[Raw data]
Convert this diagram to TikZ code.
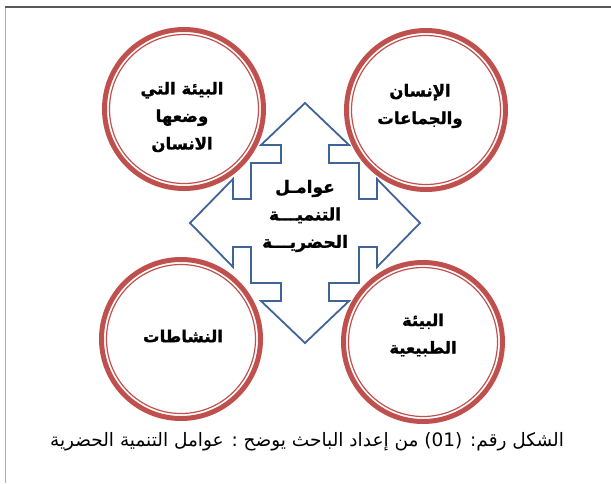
\documentclass[tikz,border=0pt]{standalone}
\usepackage{fontspec}
\TeXXeTstate=1
\newfontfamily\arabicfont[Script=Arabic]{DejaVu Sans}
\newfontfamily\arabicbold[Script=Arabic, FakeBold=1.3]{DejaVu Sans Bold}
\newcommand{\artext}[1]{\beginR #1\endR}
\definecolor{ringred}{RGB}{192,80,77}
\definecolor{arrowblue}{RGB}{64,100,152}
\definecolor{framegray}{RGB}{90,90,90}
\definecolor{framelight}{RGB}{175,175,175}
\tikzset{
  outerring/.style={circle, draw=ringred, line width=5pt, minimum size=159pt, inner sep=0pt, outer sep=0pt},
  innerring/.style={circle, draw=ringred, line width=1.2pt, minimum size=149pt, inner sep=0pt, outer sep=0pt},
  labeltext/.style={font=\arabicbold\fontsize{16.5}{27.5}\selectfont, align=center, inner sep=0pt},
  centertext/.style={font=\arabicbold\fontsize{17}{27.5}\selectfont, align=center, inner sep=0pt},
  captiontext/.style={font=\arabicfont\fontsize{18.5}{20}\selectfont, inner sep=0pt},
  quadarrow/.style={draw=arrowblue, line width=1.8pt, fill=white, line join=miter}
}
\begin{document}
\begin{tikzpicture}[x=1pt, y=-1pt]
\useasboundingbox (0,0) rectangle (611,483);
% frame
\draw[framelight, line width=1pt] (5.5,7) -- (5.5,483);
\draw[framegray, line width=1.5pt] (5,7) -- (611,7);
% circles
\node[outerring] (ctl) at (184,109) {};
\node[innerring] (ctli) at (184,109) {};
\node[outerring] (ctr) at (426,110) {};
\node[innerring] (ctri) at (426,110) {};
\node[outerring] (cbl) at (181,339) {};
\node[innerring] (cbli) at (181,339) {};
\node[outerring] (cbr) at (423,342) {};
\node[innerring] (cbri) at (423,342) {};
% central quad arrow
\draw[quadarrow, shift={(305,223)}]
  (0,-120) -- (44,-78) -- (24,-78) -- (24,-60) -- (54,-60) -- (54,-24)
  -- (72,-24) -- (72,-44) -- (115,0) -- (72,44) -- (72,24) -- (54,24)
  -- (54,60) -- (24,60) -- (24,78) -- (44,78) -- (0,120) -- (-44,78)
  -- (-24,78) -- (-24,60) -- (-54,60) -- (-54,24) -- (-72,24) -- (-72,44)
  -- (-115,0) -- (-72,-44) -- (-72,-24) -- (-54,-24) -- (-54,-60)
  -- (-24,-60) -- (-24,-78) -- (-44,-78) -- cycle;
% texts
\node[labeltext] (ttl) at (182,117) {\artext{البيئة التي}\\\artext{وضعها}\\\artext{الانسان}};
\node[labeltext] (ttr) at (420,106) {\artext{الإنسان}\\\artext{والجماعات}};
\node[labeltext] (tbl) at (183,336) {\artext{النشاطات}};
\node[labeltext] (tbr) at (423,335) {\artext{البيئة}\\\artext{الطبيعية}};
\node[centertext] (tc) at (305,216) {\artext{عوامـل}\\\artext{التنميـــة}\\\artext{الحضريـــة}};
\node[captiontext] (cap) at (307,442) {\artext{الشكل رقم: (01) من إعداد الباحث يوضح : عوامل التنمية الحضرية}};
\end{tikzpicture}
\end{document}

[Written request]
Drop the images and repeat the data exactly.

[Exercise solution]
Convert this diagram to TikZ code.
\documentclass[tikz,border=0pt]{standalone}
\usepackage{fontspec}
\TeXXeTstate=1
\newfontfamily\arabicfont[Script=Arabic]{DejaVu Sans}
\newfontfamily\arabicbold[Script=Arabic, FakeBold=1.3]{DejaVu Sans Bold}
\newcommand{\artext}[1]{\beginR #1\endR}
\definecolor{ringred}{RGB}{192,80,77}
\definecolor{arrowblue}{RGB}{64,100,152}
\definecolor{framegray}{RGB}{90,90,90}
\definecolor{framelight}{RGB}{175,175,175}
\tikzset{
  outerring/.style={circle, draw=ringred, line width=5pt, minimum size=159pt, inner sep=0pt, outer sep=0pt},
  innerring/.style={circle, draw=ringred, line width=1.2pt, minimum size=149pt, inner sep=0pt, outer sep=0pt},
  labeltext/.style={font=\arabicbold\fontsize{16.5}{27.5}\selectfont, align=center, inner sep=0pt},
  centertext/.style={font=\arabicbold\fontsize{17}{27.5}\selectfont, align=center, inner sep=0pt},
  captiontext/.style={font=\arabicfont\fontsize{18.5}{20}\selectfont, inner sep=0pt},
  quadarrow/.style={draw=arrowblue, line width=1.8pt, fill=white, line join=miter}
}
\begin{document}
\begin{tikzpicture}[x=1pt, y=-1pt]
\useasboundingbox (0,0) rectangle (611,483);
% frame
\draw[framelight, line width=1pt] (5.5,7) -- (5.5,483);
\draw[framegray, line width=1.5pt] (5,7) -- (611,7);
% circles
\node[outerring] (ctl) at (184,109) {};
\node[innerring] (ctli) at (184,109) {};
\node[outerring] (ctr) at (426,110) {};
\node[innerring] (ctri) at (426,110) {};
\node[outerring] (cbl) at (181,339) {};
\node[innerring] (cbli) at (181,339) {};
\node[outerring] (cbr) at (423,342) {};
\node[innerring] (cbri) at (423,342) {};
% central quad arrow
\draw[quadarrow, shift={(305,223)}]
  (0,-120) -- (44,-78) -- (24,-78) -- (24,-60) -- (54,-60) -- (54,-24)
  -- (72,-24) -- (72,-44) -- (115,0) -- (72,44) -- (72,24) -- (54,24)
  -- (54,60) -- (24,60) -- (24,78) -- (44,78) -- (0,120) -- (-44,78)
  -- (-24,78) -- (-24,60) -- (-54,60) -- (-54,24) -- (-72,24) -- (-72,44)
  -- (-115,0) -- (-72,-44) -- (-72,-24) -- (-54,-24) -- (-54,-60)
  -- (-24,-60) -- (-24,-78) -- (-44,-78) -- cycle;
% texts
\node[labeltext] (ttl) at (182,117) {\artext{البيئة التي}\\\artext{وضعها}\\\artext{الانسان}};
\node[labeltext] (ttr) at (420,106) {\artext{الإنسان}\\\artext{والجماعات}};
\node[labeltext] (tbl) at (183,336) {\artext{النشاطات}};
\node[labeltext] (tbr) at (423,335) {\artext{البيئة}\\\artext{الطبيعية}};
\node[centertext] (tc) at (305,216) {\artext{عوامـل}\\\artext{التنميـــة}\\\artext{الحضريـــة}};
\node[captiontext] (cap) at (307,442) {\artext{الشكل رقم: (01) من إعداد الباحث يوضح : عوامل التنمية الحضرية}};
\end{tikzpicture}
\end{document}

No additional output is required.